- What the task asks -
Please print exactly the lines below, from the start of the material up to and including the line with "7, 8, 9, 10];", but none of the pictures.

- - - -

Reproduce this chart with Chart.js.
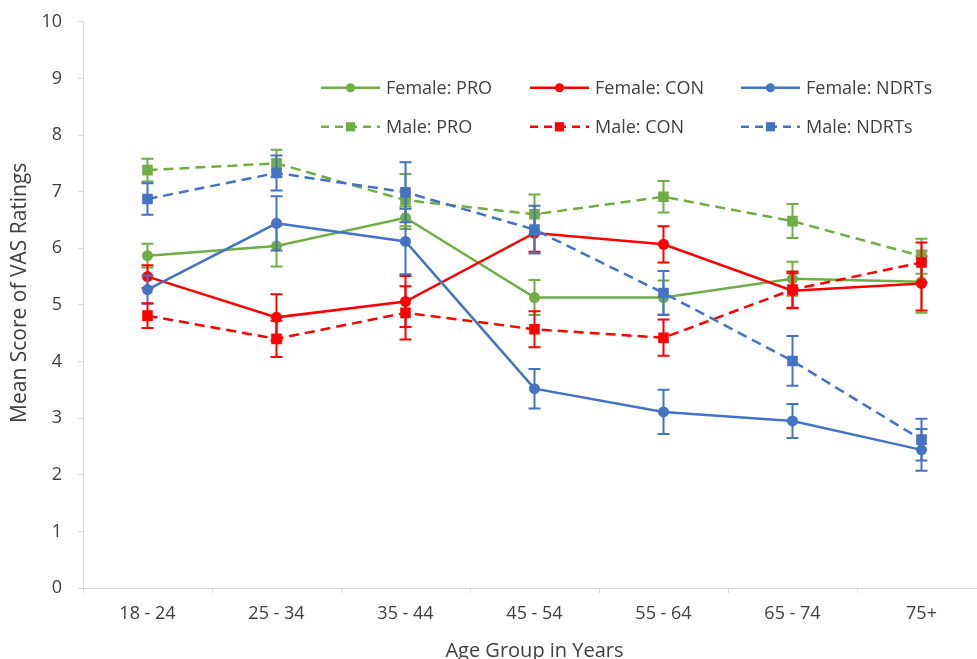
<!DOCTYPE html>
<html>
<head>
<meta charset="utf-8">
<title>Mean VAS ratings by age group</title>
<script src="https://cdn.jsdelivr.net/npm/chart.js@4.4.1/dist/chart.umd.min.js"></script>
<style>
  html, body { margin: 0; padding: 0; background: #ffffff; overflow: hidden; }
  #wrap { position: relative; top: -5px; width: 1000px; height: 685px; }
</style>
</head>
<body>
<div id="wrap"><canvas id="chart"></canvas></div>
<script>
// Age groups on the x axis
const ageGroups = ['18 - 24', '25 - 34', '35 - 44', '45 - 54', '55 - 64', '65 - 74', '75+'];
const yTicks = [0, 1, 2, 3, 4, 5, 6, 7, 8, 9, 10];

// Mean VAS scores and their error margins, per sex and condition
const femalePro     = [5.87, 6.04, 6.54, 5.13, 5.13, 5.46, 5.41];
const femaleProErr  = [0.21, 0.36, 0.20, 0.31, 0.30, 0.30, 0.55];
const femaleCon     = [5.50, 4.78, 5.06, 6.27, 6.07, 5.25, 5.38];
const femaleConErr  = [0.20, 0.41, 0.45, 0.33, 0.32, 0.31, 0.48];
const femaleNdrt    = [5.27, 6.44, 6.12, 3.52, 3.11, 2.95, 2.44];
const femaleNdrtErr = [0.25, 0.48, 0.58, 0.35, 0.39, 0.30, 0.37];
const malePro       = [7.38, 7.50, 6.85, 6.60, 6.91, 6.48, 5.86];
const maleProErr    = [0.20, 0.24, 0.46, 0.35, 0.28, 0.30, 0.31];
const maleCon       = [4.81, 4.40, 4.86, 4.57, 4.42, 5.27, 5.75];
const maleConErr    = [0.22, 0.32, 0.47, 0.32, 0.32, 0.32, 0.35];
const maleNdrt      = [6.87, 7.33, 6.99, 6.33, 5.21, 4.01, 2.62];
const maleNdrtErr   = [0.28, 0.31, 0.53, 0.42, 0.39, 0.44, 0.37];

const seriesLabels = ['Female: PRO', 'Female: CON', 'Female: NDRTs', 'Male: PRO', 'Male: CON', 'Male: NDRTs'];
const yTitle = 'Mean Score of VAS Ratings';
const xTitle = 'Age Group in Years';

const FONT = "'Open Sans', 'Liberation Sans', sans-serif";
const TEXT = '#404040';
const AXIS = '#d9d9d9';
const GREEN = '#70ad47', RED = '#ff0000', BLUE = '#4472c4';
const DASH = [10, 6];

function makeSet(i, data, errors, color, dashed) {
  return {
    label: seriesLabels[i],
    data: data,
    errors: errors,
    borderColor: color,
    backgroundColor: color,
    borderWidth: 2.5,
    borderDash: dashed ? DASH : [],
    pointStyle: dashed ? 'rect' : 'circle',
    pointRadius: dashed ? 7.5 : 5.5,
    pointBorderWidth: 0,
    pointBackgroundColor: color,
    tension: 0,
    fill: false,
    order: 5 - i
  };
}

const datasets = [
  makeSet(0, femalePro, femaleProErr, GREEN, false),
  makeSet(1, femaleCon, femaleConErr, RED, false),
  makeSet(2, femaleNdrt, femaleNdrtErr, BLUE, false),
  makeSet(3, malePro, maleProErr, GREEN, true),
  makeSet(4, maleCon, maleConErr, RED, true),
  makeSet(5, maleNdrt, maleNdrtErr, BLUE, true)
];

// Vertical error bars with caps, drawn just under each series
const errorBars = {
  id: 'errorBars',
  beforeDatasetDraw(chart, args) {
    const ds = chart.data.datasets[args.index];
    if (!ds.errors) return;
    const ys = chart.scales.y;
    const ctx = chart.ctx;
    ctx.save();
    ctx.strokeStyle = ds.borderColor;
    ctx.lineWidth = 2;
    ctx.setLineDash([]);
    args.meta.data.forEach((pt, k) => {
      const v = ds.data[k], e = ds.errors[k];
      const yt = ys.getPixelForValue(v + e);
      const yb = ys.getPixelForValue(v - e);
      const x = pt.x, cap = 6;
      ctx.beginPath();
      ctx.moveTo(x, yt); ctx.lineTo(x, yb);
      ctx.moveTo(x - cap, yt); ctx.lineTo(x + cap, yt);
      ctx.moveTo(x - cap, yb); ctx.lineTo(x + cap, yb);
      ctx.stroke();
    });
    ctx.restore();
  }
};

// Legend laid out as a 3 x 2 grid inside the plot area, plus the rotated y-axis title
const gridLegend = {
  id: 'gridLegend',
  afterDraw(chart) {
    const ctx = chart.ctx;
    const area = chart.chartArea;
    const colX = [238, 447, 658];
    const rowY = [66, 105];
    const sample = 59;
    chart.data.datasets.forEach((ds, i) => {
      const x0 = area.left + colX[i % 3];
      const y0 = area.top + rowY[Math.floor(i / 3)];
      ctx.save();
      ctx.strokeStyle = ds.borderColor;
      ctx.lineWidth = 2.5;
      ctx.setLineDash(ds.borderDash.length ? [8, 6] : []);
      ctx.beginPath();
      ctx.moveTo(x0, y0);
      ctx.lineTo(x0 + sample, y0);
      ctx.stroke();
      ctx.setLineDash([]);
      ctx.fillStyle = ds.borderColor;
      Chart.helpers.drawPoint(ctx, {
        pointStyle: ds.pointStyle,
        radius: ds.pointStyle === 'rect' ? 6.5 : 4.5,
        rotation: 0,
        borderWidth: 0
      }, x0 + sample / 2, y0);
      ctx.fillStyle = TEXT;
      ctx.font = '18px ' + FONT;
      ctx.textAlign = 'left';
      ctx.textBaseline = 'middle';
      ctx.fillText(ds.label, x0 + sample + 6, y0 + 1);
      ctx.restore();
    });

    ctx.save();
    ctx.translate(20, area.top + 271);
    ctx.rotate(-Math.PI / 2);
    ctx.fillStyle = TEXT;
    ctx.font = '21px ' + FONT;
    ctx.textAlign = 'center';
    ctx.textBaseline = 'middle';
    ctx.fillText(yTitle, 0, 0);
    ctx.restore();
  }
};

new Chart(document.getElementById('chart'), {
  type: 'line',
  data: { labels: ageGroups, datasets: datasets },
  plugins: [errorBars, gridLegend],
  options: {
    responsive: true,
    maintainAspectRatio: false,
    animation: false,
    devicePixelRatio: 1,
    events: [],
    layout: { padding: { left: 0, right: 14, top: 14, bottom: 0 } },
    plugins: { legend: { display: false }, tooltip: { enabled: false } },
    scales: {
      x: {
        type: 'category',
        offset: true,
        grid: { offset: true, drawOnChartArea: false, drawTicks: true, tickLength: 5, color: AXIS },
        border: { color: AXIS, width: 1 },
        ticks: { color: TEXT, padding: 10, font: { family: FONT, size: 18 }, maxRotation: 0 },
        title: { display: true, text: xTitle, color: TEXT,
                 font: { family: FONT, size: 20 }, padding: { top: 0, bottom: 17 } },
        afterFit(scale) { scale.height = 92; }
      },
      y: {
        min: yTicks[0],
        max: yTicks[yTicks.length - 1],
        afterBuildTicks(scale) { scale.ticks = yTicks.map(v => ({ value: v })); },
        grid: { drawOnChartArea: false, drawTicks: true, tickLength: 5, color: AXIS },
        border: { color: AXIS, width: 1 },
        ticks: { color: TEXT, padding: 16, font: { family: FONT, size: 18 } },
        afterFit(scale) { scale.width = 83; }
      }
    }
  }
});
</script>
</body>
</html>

- - - -

- The completed task -
Reproduce this chart with Chart.js.
<!DOCTYPE html>
<html>
<head>
<meta charset="utf-8">
<title>Mean VAS ratings by age group</title>
<script src="https://cdn.jsdelivr.net/npm/chart.js@4.4.1/dist/chart.umd.min.js"></script>
<style>
  html, body { margin: 0; padding: 0; background: #ffffff; overflow: hidden; }
  #wrap { position: relative; top: -5px; width: 1000px; height: 685px; }
</style>
</head>
<body>
<div id="wrap"><canvas id="chart"></canvas></div>
<script>
// Age groups on the x axis
const ageGroups = ['18 - 24', '25 - 34', '35 - 44', '45 - 54', '55 - 64', '65 - 74', '75+'];
const yTicks = [0, 1, 2, 3, 4, 5, 6, 7, 8, 9, 10];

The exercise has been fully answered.